WHAT TO PRODUCE
Return the material exactly, first line through the line containing "ЗА 1 ₽</text>", and nothing more. Pictures stay out.

** begin **

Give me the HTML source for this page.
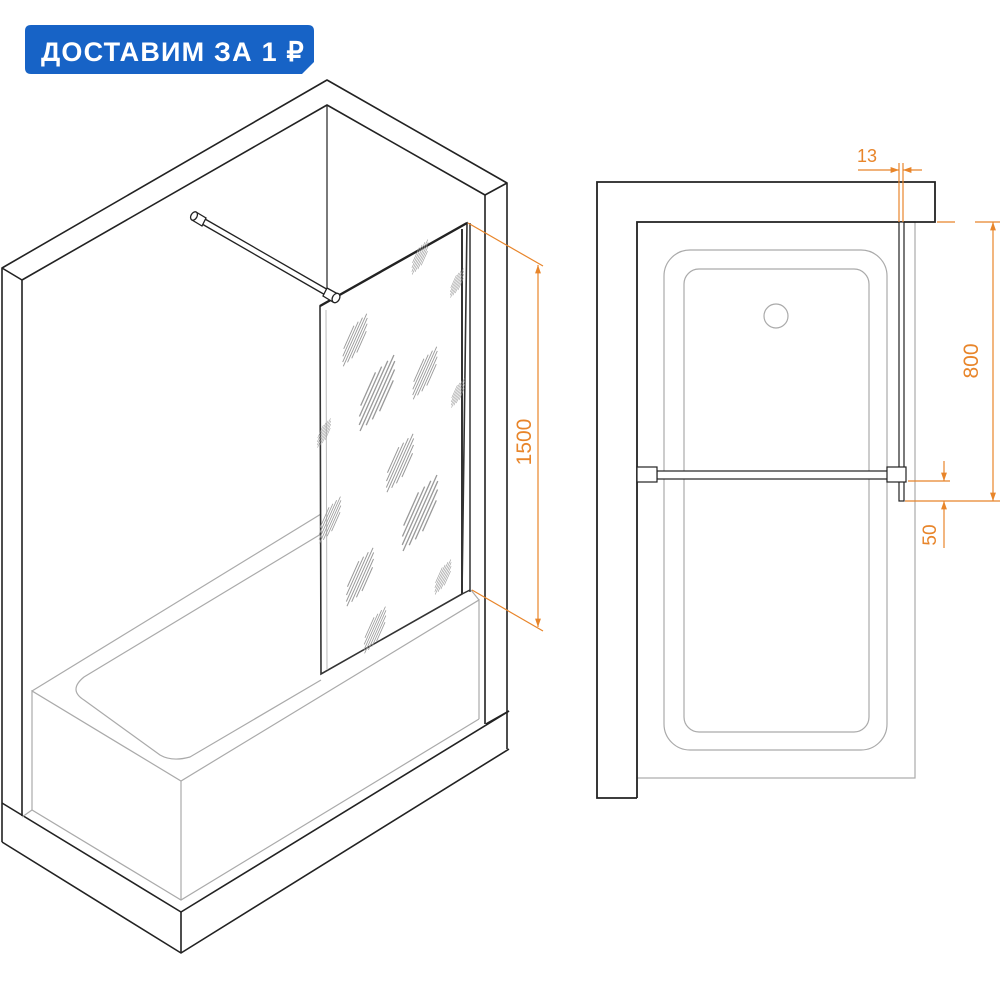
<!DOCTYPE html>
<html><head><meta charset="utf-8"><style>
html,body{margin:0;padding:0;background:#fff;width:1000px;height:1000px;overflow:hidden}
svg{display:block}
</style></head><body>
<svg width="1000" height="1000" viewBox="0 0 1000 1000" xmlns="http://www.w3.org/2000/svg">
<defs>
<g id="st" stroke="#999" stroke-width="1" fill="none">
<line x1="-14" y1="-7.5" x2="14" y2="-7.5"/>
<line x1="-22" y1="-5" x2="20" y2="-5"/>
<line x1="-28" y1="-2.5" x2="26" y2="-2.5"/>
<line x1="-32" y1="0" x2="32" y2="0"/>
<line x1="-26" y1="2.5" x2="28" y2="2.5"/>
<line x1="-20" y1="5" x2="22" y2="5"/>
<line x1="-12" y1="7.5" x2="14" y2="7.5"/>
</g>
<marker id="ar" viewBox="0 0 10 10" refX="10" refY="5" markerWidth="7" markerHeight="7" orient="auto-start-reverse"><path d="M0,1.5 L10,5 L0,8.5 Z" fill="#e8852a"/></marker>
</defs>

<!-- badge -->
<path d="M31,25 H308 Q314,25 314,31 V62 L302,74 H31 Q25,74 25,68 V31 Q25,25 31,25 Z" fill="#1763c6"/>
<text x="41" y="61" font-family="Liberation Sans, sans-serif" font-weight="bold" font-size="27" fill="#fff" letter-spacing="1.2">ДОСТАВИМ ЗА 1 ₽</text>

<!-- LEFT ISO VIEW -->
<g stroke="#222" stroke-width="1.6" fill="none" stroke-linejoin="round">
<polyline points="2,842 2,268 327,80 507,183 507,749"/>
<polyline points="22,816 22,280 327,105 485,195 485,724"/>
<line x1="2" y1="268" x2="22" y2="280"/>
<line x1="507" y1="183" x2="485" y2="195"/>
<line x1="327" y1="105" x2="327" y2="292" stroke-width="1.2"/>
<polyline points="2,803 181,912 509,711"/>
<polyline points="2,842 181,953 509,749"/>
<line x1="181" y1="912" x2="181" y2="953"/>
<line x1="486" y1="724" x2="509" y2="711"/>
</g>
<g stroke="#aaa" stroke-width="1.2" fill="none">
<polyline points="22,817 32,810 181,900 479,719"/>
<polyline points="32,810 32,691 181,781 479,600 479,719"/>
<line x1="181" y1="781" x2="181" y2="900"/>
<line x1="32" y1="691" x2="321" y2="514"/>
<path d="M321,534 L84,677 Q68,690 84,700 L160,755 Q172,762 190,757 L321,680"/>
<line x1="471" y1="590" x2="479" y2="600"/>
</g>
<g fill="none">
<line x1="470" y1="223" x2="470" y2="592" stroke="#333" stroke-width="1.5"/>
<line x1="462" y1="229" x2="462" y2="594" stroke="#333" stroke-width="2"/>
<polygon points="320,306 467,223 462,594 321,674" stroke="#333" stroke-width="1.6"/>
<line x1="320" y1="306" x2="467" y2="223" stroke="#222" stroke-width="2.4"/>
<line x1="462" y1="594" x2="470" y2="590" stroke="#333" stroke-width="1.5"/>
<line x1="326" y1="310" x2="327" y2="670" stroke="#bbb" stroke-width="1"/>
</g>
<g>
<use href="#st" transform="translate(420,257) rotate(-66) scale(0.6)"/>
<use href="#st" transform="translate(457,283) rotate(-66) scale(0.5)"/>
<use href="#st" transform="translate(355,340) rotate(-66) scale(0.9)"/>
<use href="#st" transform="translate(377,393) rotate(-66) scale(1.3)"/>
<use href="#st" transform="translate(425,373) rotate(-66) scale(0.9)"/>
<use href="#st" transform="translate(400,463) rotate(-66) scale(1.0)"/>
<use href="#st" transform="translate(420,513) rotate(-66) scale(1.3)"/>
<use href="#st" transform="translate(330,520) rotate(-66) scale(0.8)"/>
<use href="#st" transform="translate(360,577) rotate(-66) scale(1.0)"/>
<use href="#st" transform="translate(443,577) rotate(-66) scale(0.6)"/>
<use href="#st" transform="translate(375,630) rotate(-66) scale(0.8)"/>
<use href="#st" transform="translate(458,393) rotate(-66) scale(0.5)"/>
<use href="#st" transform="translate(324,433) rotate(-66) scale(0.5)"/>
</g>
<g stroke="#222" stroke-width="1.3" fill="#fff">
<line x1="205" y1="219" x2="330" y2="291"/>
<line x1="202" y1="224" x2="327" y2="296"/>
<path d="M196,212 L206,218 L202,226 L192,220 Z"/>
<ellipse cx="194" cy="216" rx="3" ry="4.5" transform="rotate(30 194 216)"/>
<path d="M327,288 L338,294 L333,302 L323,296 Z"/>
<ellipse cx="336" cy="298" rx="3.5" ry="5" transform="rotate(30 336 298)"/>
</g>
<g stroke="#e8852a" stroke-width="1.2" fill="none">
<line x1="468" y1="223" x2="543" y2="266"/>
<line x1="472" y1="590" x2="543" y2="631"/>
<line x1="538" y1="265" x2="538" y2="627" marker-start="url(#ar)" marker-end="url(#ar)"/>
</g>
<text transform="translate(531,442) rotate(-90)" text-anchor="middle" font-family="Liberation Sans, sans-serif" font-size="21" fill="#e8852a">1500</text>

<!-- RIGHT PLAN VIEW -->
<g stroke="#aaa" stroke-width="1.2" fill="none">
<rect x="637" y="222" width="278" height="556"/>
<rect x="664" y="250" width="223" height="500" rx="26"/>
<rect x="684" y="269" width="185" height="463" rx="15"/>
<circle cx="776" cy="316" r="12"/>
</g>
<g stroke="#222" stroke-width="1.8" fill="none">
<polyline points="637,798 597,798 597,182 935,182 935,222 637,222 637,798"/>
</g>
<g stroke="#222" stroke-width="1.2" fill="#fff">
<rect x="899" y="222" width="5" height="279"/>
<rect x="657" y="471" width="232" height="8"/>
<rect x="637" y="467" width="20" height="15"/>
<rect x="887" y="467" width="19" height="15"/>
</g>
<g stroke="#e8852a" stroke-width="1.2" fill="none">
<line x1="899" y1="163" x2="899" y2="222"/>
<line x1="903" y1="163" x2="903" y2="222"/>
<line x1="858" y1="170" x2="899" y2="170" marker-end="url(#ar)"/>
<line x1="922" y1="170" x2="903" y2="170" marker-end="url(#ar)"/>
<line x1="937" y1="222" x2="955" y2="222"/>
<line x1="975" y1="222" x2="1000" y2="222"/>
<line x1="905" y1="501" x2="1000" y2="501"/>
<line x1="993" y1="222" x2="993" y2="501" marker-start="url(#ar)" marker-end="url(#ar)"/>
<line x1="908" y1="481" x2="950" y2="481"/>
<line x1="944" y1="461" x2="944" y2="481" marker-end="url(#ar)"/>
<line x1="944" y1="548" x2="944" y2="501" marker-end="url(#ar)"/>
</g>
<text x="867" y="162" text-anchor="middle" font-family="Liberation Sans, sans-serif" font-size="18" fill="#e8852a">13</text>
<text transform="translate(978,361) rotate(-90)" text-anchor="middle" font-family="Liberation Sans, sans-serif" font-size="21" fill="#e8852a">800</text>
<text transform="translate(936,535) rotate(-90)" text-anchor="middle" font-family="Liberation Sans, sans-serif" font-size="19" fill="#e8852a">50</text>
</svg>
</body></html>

** end **

FINISHED ANSWER
Give me the HTML source for this page.
<!DOCTYPE html>
<html><head><meta charset="utf-8"><style>
html,body{margin:0;padding:0;background:#fff;width:1000px;height:1000px;overflow:hidden}
svg{display:block}
</style></head><body>
<svg width="1000" height="1000" viewBox="0 0 1000 1000" xmlns="http://www.w3.org/2000/svg">
<defs>
<g id="st" stroke="#999" stroke-width="1" fill="none">
<line x1="-14" y1="-7.5" x2="14" y2="-7.5"/>
<line x1="-22" y1="-5" x2="20" y2="-5"/>
<line x1="-28" y1="-2.5" x2="26" y2="-2.5"/>
<line x1="-32" y1="0" x2="32" y2="0"/>
<line x1="-26" y1="2.5" x2="28" y2="2.5"/>
<line x1="-20" y1="5" x2="22" y2="5"/>
<line x1="-12" y1="7.5" x2="14" y2="7.5"/>
</g>
<marker id="ar" viewBox="0 0 10 10" refX="10" refY="5" markerWidth="7" markerHeight="7" orient="auto-start-reverse"><path d="M0,1.5 L10,5 L0,8.5 Z" fill="#e8852a"/></marker>
</defs>

<!-- badge -->
<path d="M31,25 H308 Q314,25 314,31 V62 L302,74 H31 Q25,74 25,68 V31 Q25,25 31,25 Z" fill="#1763c6"/>
<text x="41" y="61" font-family="Liberation Sans, sans-serif" font-weight="bold" font-size="27" fill="#fff" letter-spacing="1.2">ДОСТАВИМ ЗА 1 ₽</text>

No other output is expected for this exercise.